**Prompt:**
Quote all of the data exactly as given. Skip every picture it contains.

-------- Stored data

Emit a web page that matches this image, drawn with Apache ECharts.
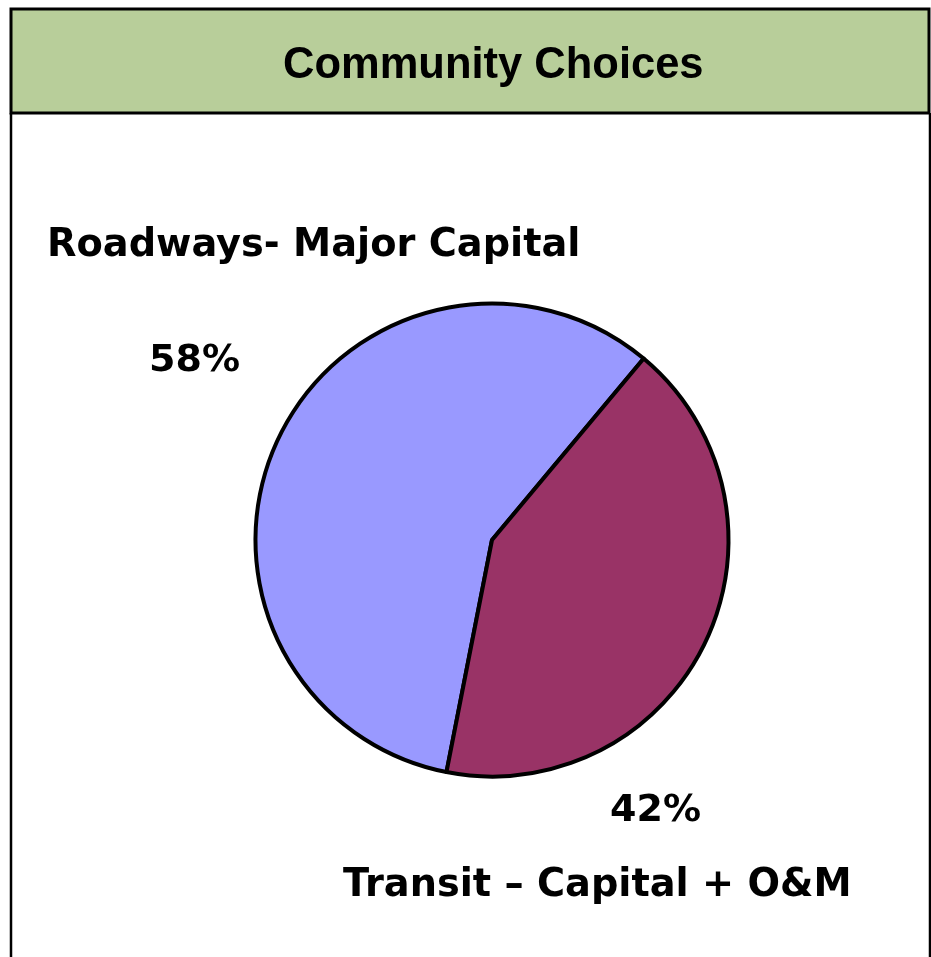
<!DOCTYPE html>
<html>
<head>
<meta charset="utf-8">
<script src="https://cdn.jsdelivr.net/npm/echarts@6/dist/echarts.min.js"></script>
<style>
  html, body { margin: 0; padding: 0; background: #fff; }
  #chart { width: 931px; height: 957px; }
</style>
</head>
<body>
<div id="chart"></div>
<script>
// data
const chartTitle = 'Community Choices'
const categories = ['Roadways- Major Capital', 'Transit \u2013 Capital + O&M']
const values = [58, 42]
const sliceColors = ['#9999ff', '#993366']

// where Excel put the labels (left x, middle y)
const namePos = [[47, 246], [343, 886]]
const pctPos = [[149, 361], [610, 811]]

const labelFont = { fontFamily: 'DejaVu Sans', fontWeight: 'bold', fontSize: 38, color: '#000' }

const chart = echarts.init(document.getElementById('chart'))

const option = {
  animation: false,
  backgroundColor: '#fff',
  title: {
    text: chartTitle,
    left: 278,
    top: 39,
    textStyle: { fontFamily: 'Liberation Sans', fontWeight: 'bold', fontSize: 43.5, color: '#000' }
  },
  graphic: [
    // green title box
    {
      type: 'rect', z: -10,
      shape: { x: 11, y: 9, width: 918, height: 104 },
      style: { fill: '#b8ce9a', stroke: '#000', lineWidth: 3 }
    },
    // frame sides under the title box
    { type: 'line', shape: { x1: 11, y1: 113, x2: 11, y2: 957 }, style: { stroke: '#000', lineWidth: 2.5 } },
    { type: 'line', shape: { x1: 930, y1: 113, x2: 930, y2: 957 }, style: { stroke: '#000', lineWidth: 2.5 } },
    // category names
    ...categories.map((name, i) => ({
      type: 'text',
      style: {
        text: name,
        x: namePos[i][0],
        y: namePos[i][1],
        align: 'left',
        verticalAlign: 'middle',
        font: 'bold 38.3px "DejaVu Sans"',
        fill: '#000'
      }
    }))
  ],
  series: [
    {
      type: 'pie',
      center: [492, 540],
      radius: 236.5,
      startAngle: 258.9,
      clockwise: true,
      data: categories.map((name, i) => ({
        name,
        value: values[i],
        itemStyle: { color: sliceColors[i] }
      })),
      itemStyle: { borderColor: '#000', borderWidth: 4 },
      label: {
        show: true,
        formatter: '{d}%',
        ...labelFont
      },
      labelLine: { show: false },
      labelLayout: params => ({
        x: pctPos[params.dataIndex][0],
        y: pctPos[params.dataIndex][1],
        align: 'left',
        verticalAlign: 'middle'
      }),
      emphasis: { disabled: true }
    }
  ]
}

chart.setOption(option)
</script>
</body>
</html>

----------------

**Answer to the problem:**
Emit a web page that matches this image, drawn with Apache ECharts.
<!DOCTYPE html>
<html>
<head>
<meta charset="utf-8">
<script src="https://cdn.jsdelivr.net/npm/echarts@6/dist/echarts.min.js"></script>
<style>
  html, body { margin: 0; padding: 0; background: #fff; }
  #chart { width: 931px; height: 957px; }
</style>
</head>
<body>
<div id="chart"></div>
<script>
// data
const chartTitle = 'Community Choices'
const categories = ['Roadways- Major Capital', 'Transit \u2013 Capital + O&M']
const values = [58, 42]
const sliceColors = ['#9999ff', '#993366']

// where Excel put the labels (left x, middle y)
const namePos = [[47, 246], [343, 886]]
const pctPos = [[149, 361], [610, 811]]

const labelFont = { fontFamily: 'DejaVu Sans', fontWeight: 'bold', fontSize: 38, color: '#000' }

const chart = echarts.init(document.getElementById('chart'))

const option = {
  animation: false,
  backgroundColor: '#fff',
  title: {
    text: chartTitle,
    left: 278,
    top: 39,
    textStyle: { fontFamily: 'Liberation Sans', fontWeight: 'bold', fontSize: 43.5, color: '#000' }
  },
  graphic: [
    // green title box
    {
      type: 'rect', z: -10,
      shape: { x: 11, y: 9, width: 918, height: 104 },
      style: { fill: '#b8ce9a', stroke: '#000', lineWidth: 3 }
    },
    // frame sides under the title box
    { type: 'line', shape: { x1: 11, y1: 113, x2: 11, y2: 957 }, style: { stroke: '#000', lineWidth: 2.5 } },
    { type: 'line', shape: { x1: 930, y1: 113, x2: 930, y2: 957 }, style: { stroke: '#000', lineWidth: 2.5 } },
    // category names
    ...categories.map((name, i) => ({
      type: 'text',
      style: {
        text: name,
        x: namePos[i][0],
        y: namePos[i][1],
        align: 'left',
        verticalAlign: 'middle',
        font: 'bold 38.3px "DejaVu Sans"',
        fill: '#000'
      }
    }))
  ],
  series: [
    {
      type: 'pie',
      center: [492, 540],
      radius: 236.5,
      startAngle: 258.9,
      clockwise: true,
      data: categories.map((name, i) => ({
        name,
        value: values[i],
        itemStyle: { color: sliceColors[i] }
      })),
      itemStyle: { borderColor: '#000', borderWidth: 4 },
      label: {
        show: true,
        formatter: '{d}%',
        ...labelFont
      },
      labelLine: { show: false },
      labelLayout: params => ({
        x: pctPos[params.dataIndex][0],
        y: pctPos[params.dataIndex][1],
        align: 'left',
        verticalAlign: 'middle'
      }),
      emphasis: { disabled: true }
    }
  ]
}

chart.setOption(option)
</script>
</body>
</html>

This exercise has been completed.